# Start of DATA SECTION

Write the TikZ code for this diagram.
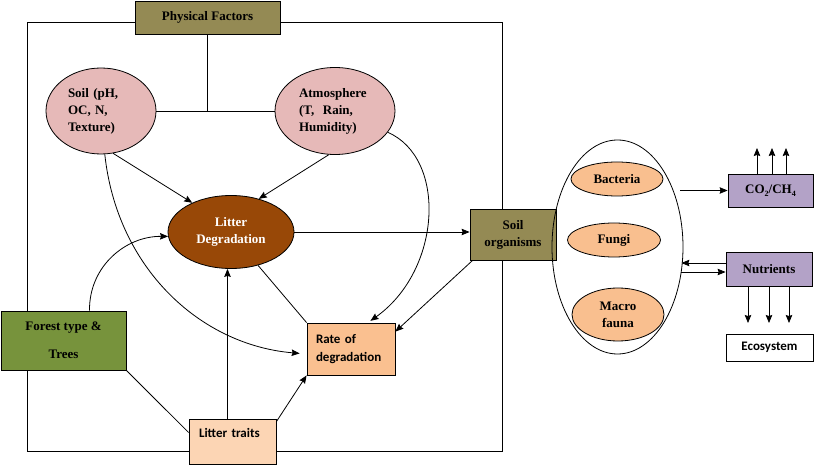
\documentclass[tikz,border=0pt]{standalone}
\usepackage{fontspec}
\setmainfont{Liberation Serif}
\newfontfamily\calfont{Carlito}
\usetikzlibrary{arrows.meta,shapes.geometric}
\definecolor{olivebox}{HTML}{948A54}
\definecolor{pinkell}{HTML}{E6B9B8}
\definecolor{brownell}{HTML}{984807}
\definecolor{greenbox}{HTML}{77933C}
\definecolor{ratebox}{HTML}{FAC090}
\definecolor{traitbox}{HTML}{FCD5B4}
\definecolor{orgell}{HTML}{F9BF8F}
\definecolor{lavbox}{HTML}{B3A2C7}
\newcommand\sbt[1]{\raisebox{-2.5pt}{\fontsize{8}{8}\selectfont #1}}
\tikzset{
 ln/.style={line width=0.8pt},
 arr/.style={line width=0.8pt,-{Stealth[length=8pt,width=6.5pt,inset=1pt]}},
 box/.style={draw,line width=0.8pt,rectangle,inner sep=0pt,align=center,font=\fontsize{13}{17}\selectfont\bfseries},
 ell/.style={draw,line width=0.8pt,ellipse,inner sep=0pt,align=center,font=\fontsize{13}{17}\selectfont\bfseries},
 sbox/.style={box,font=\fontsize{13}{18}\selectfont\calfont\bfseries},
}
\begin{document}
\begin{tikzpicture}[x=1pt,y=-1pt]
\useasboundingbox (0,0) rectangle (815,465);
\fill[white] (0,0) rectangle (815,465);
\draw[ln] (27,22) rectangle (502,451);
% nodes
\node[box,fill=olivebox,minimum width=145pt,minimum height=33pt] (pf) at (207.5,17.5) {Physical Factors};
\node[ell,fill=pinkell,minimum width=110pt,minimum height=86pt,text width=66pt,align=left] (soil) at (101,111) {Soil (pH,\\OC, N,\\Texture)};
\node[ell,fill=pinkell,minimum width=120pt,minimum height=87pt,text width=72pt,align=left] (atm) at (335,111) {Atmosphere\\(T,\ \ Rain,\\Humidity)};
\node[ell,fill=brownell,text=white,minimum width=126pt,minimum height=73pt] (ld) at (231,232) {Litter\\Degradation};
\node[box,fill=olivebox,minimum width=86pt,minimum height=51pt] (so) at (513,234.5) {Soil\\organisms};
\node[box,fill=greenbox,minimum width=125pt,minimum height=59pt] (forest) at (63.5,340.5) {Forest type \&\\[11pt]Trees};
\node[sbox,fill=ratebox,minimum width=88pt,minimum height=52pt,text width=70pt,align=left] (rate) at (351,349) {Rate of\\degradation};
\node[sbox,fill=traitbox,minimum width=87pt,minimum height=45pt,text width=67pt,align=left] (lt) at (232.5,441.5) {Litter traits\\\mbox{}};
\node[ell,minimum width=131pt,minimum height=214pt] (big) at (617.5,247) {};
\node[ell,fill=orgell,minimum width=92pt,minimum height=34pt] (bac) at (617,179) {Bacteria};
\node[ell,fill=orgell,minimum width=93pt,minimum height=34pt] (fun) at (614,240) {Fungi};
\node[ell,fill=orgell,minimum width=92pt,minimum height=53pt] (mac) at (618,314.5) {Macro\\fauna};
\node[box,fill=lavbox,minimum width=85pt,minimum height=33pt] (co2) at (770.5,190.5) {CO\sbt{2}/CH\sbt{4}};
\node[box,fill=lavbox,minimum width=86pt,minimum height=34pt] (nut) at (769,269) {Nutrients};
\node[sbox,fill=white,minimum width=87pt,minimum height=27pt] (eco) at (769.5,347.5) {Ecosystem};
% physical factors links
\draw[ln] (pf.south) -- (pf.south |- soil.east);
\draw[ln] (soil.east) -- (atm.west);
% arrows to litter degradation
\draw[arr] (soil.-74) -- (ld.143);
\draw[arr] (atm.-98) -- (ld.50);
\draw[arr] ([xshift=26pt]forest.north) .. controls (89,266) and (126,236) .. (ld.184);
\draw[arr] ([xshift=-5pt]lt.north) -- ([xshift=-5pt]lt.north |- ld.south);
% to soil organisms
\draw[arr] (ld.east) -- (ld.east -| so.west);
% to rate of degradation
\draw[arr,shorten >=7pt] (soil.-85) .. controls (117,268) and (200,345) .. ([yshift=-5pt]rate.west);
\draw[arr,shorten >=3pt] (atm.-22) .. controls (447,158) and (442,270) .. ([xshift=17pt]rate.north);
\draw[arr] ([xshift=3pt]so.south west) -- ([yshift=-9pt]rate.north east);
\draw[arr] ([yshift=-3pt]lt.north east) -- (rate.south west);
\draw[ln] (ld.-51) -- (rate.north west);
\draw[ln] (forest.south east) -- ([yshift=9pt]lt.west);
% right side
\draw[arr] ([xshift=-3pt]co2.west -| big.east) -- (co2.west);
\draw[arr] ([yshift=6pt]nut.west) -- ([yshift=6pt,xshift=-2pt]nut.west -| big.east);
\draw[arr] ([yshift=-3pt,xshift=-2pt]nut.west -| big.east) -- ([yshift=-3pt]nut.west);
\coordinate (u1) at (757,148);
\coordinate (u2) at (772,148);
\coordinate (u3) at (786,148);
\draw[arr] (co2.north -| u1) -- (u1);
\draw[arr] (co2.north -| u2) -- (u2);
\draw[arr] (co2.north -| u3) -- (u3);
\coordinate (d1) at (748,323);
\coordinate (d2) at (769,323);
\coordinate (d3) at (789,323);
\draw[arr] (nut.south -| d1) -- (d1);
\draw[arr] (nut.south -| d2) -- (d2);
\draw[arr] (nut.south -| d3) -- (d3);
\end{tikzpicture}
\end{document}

# End of DATA SECTION

• WHAT IS EXPECTED
Copy the whole listing above word for word but do not carry over the pictures.

• FULL ANSWER
Write the TikZ code for this diagram.
\documentclass[tikz,border=0pt]{standalone}
\usepackage{fontspec}
\setmainfont{Liberation Serif}
\newfontfamily\calfont{Carlito}
\usetikzlibrary{arrows.meta,shapes.geometric}
\definecolor{olivebox}{HTML}{948A54}
\definecolor{pinkell}{HTML}{E6B9B8}
\definecolor{brownell}{HTML}{984807}
\definecolor{greenbox}{HTML}{77933C}
\definecolor{ratebox}{HTML}{FAC090}
\definecolor{traitbox}{HTML}{FCD5B4}
\definecolor{orgell}{HTML}{F9BF8F}
\definecolor{lavbox}{HTML}{B3A2C7}
\newcommand\sbt[1]{\raisebox{-2.5pt}{\fontsize{8}{8}\selectfont #1}}
\tikzset{
 ln/.style={line width=0.8pt},
 arr/.style={line width=0.8pt,-{Stealth[length=8pt,width=6.5pt,inset=1pt]}},
 box/.style={draw,line width=0.8pt,rectangle,inner sep=0pt,align=center,font=\fontsize{13}{17}\selectfont\bfseries},
 ell/.style={draw,line width=0.8pt,ellipse,inner sep=0pt,align=center,font=\fontsize{13}{17}\selectfont\bfseries},
 sbox/.style={box,font=\fontsize{13}{18}\selectfont\calfont\bfseries},
}
\begin{document}
\begin{tikzpicture}[x=1pt,y=-1pt]
\useasboundingbox (0,0) rectangle (815,465);
\fill[white] (0,0) rectangle (815,465);
\draw[ln] (27,22) rectangle (502,451);
% nodes
\node[box,fill=olivebox,minimum width=145pt,minimum height=33pt] (pf) at (207.5,17.5) {Physical Factors};
\node[ell,fill=pinkell,minimum width=110pt,minimum height=86pt,text width=66pt,align=left] (soil) at (101,111) {Soil (pH,\\OC, N,\\Texture)};
\node[ell,fill=pinkell,minimum width=120pt,minimum height=87pt,text width=72pt,align=left] (atm) at (335,111) {Atmosphere\\(T,\ \ Rain,\\Humidity)};
\node[ell,fill=brownell,text=white,minimum width=126pt,minimum height=73pt] (ld) at (231,232) {Litter\\Degradation};
\node[box,fill=olivebox,minimum width=86pt,minimum height=51pt] (so) at (513,234.5) {Soil\\organisms};
\node[box,fill=greenbox,minimum width=125pt,minimum height=59pt] (forest) at (63.5,340.5) {Forest type \&\\[11pt]Trees};
\node[sbox,fill=ratebox,minimum width=88pt,minimum height=52pt,text width=70pt,align=left] (rate) at (351,349) {Rate of\\degradation};
\node[sbox,fill=traitbox,minimum width=87pt,minimum height=45pt,text width=67pt,align=left] (lt) at (232.5,441.5) {Litter traits\\\mbox{}};
\node[ell,minimum width=131pt,minimum height=214pt] (big) at (617.5,247) {};
\node[ell,fill=orgell,minimum width=92pt,minimum height=34pt] (bac) at (617,179) {Bacteria};
\node[ell,fill=orgell,minimum width=93pt,minimum height=34pt] (fun) at (614,240) {Fungi};
\node[ell,fill=orgell,minimum width=92pt,minimum height=53pt] (mac) at (618,314.5) {Macro\\fauna};
\node[box,fill=lavbox,minimum width=85pt,minimum height=33pt] (co2) at (770.5,190.5) {CO\sbt{2}/CH\sbt{4}};
\node[box,fill=lavbox,minimum width=86pt,minimum height=34pt] (nut) at (769,269) {Nutrients};
\node[sbox,fill=white,minimum width=87pt,minimum height=27pt] (eco) at (769.5,347.5) {Ecosystem};
% physical factors links
\draw[ln] (pf.south) -- (pf.south |- soil.east);
\draw[ln] (soil.east) -- (atm.west);
% arrows to litter degradation
\draw[arr] (soil.-74) -- (ld.143);
\draw[arr] (atm.-98) -- (ld.50);
\draw[arr] ([xshift=26pt]forest.north) .. controls (89,266) and (126,236) .. (ld.184);
\draw[arr] ([xshift=-5pt]lt.north) -- ([xshift=-5pt]lt.north |- ld.south);
% to soil organisms
\draw[arr] (ld.east) -- (ld.east -| so.west);
% to rate of degradation
\draw[arr,shorten >=7pt] (soil.-85) .. controls (117,268) and (200,345) .. ([yshift=-5pt]rate.west);
\draw[arr,shorten >=3pt] (atm.-22) .. controls (447,158) and (442,270) .. ([xshift=17pt]rate.north);
\draw[arr] ([xshift=3pt]so.south west) -- ([yshift=-9pt]rate.north east);
\draw[arr] ([yshift=-3pt]lt.north east) -- (rate.south west);
\draw[ln] (ld.-51) -- (rate.north west);
\draw[ln] (forest.south east) -- ([yshift=9pt]lt.west);
% right side
\draw[arr] ([xshift=-3pt]co2.west -| big.east) -- (co2.west);
\draw[arr] ([yshift=6pt]nut.west) -- ([yshift=6pt,xshift=-2pt]nut.west -| big.east);
\draw[arr] ([yshift=-3pt,xshift=-2pt]nut.west -| big.east) -- ([yshift=-3pt]nut.west);
\coordinate (u1) at (757,148);
\coordinate (u2) at (772,148);
\coordinate (u3) at (786,148);
\draw[arr] (co2.north -| u1) -- (u1);
\draw[arr] (co2.north -| u2) -- (u2);
\draw[arr] (co2.north -| u3) -- (u3);
\coordinate (d1) at (748,323);
\coordinate (d2) at (769,323);
\coordinate (d3) at (789,323);
\draw[arr] (nut.south -| d1) -- (d1);
\draw[arr] (nut.south -| d2) -- (d2);
\draw[arr] (nut.south -| d3) -- (d3);
\end{tikzpicture}
\end{document}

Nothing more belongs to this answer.